La permaculture met fortement l’accent sur la nécessité de chacun d’entre nous de « prendre la responsabilité de nos vies, maintenant ». Elle appelle à l’organisation collective locale, à la création de biorégion. Elle est d’une certaine façon un véritable projet politique qui s’invente ensuite différemment dans chaque territoire.

Claire Véret, « La genèse de la permaculture », dans Permaculture et agroécologie: créer sa micro-ferme, Linda Bedouet.

Il y a donc un côté militant, engagé dans ce terme de permaculture. Et c’est dans l’air du temps, dans l’air du changement. D’où sans doute son succès. Un succès qui vient peut-être aussi d’un quiproquo, souligne Claire Véret: « Beaucoup voient dans la permaculture une solution miracle, une recette magique. Ils ont lu ici ou là que la permaculture permettait des rendements agricoles incroyables, garantissait une belle vie sans trop de travail. La fameuse image du hamac (…) Tout cela relève de l’erreur de jugement. On s’en rend vite compte en mettant les mains dans la terre ou en bâtissant sa maison en paille. Faire avec la nature n’est pas une mince affaire et exige beaucoup de connaissances, de compétences, de patience, d’humilité, de temps. »

Résultat: l’enthousiasme mène parfois à une usurpation du terme, où philosophie de vie se confond avec jardinage naturel et buttes de culture.

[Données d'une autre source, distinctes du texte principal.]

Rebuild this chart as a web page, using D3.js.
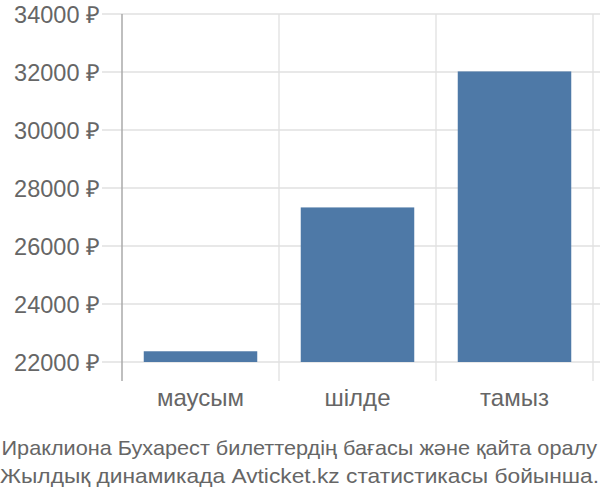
<!DOCTYPE html>
<html><head><meta charset="utf-8">
<script src="https://cdn.jsdelivr.net/npm/d3@7"></script>
<style>body{margin:0;background:#fff}</style>
</head><body>
<script>
const categories = ["маусым", "шілде", "тамыз"];
const prices = [22370, 27330, 32020];
const yTicks = [22000, 24000, 26000, 28000, 30000, 32000, 34000];
const titleLines = ["Ираклиона Бухарест билеттердің бағасы және қайта оралу", "Жылдық динамикада Avticket.kz статистикасы бойынша."];

const W = 600, H = 500;
const svg = d3.select("body").append("svg").attr("width", W).attr("height", H);
const font = "'Liberation Sans', Arial, sans-serif";

const x = d3.scaleBand().domain(categories).range([122, 593]).paddingInner(0.277).paddingOuter(0.1385);
const y = d3.scaleLinear().domain([22000, 34000]).range([362, 14]);

// horizontal grid
svg.append("g").selectAll("line").data(yTicks).join("line")
  .attr("x1", 102).attr("x2", 600).attr("y1", d => y(d)).attr("y2", d => y(d))
  .attr("stroke", "#e0e0e0").attr("stroke-width", 1.3);
// vertical grid (band boundaries)
const bounds = categories.map(c => x(c) - x.step() * x.paddingInner() / 2).concat([x(categories[2]) + x.bandwidth() + x.step() * x.paddingInner() / 2]);
svg.append("g").selectAll("line").data(bounds.slice(1)).join("line")
  .attr("x1", d => d).attr("x2", d => d).attr("y1", 14).attr("y2", 381)
  .attr("stroke", "#e0e0e0").attr("stroke-width", 1.3);

// bars
svg.append("g").selectAll("rect").data(prices).join("rect")
  .attr("x", (d, i) => x(categories[i])).attr("width", x.bandwidth())
  .attr("y", d => y(d)).attr("height", d => y(22000) - y(d))
  .attr("fill", "#4e79a7");

// y axis line
svg.append("line").attr("x1", 122).attr("x2", 122).attr("y1", 14).attr("y2", 381)
  .attr("stroke", "#aaa").attr("stroke-width", 1.5);

// y labels
const yAxis = d3.axisLeft(y).tickValues(yTicks).tickSize(0).tickPadding(22)
  .tickFormat(d => d + " ₽");
const gy = svg.append("g").attr("transform", "translate(122,0)").call(yAxis);
gy.select(".domain").remove();
gy.selectAll("text").attr("font-family", font).attr("font-size", 23.5).attr("fill", "#666").attr("dy", "0.36em");

// x labels
const xAxis = d3.axisBottom(x).tickSize(0).tickPadding(0);
const gx = svg.append("g").attr("transform", "translate(0,362)").call(xAxis);
gx.select(".domain").remove();
gx.selectAll("text").attr("font-family", font).attr("font-size", 24).attr("fill", "#666").attr("dy", "0").attr("y", 44);

// title
const titleW = [597, 599];
svg.append("g").selectAll("text").data(titleLines).join("text")
  .attr("x", (d, i) => i === 0 ? 1.5 : 0).attr("y", (d, i) => 455 + i * 27.5)
  .attr("font-family", font).attr("font-size", 21).attr("fill", "#666")
  .attr("textLength", (d, i) => titleW[i] - (i === 0 ? 1.5 : 0)).attr("lengthAdjust", "spacingAndGlyphs")
  .text(d => d);
</script>
</body></html>
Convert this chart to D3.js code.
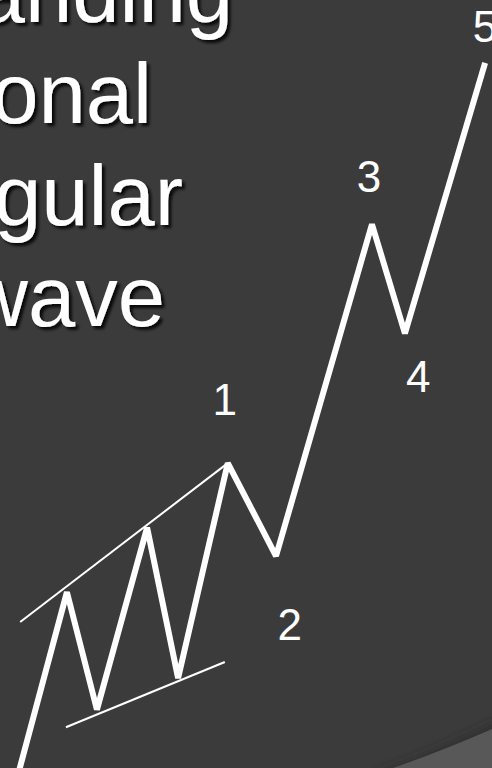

Mais quelque part, poursuit l’autrice, peu importe. « La découverte de la permaculture ne peut être que positive. Elle ouvre souvent un nouveau cheminement de vie, dans le respect de son passé, de son entourage (qui comprend plus ou moins, soutient plus ou moins), et dans la perspective de bâtir, jour après jour, une vie de bon sens et de juste partage avec le vivant ».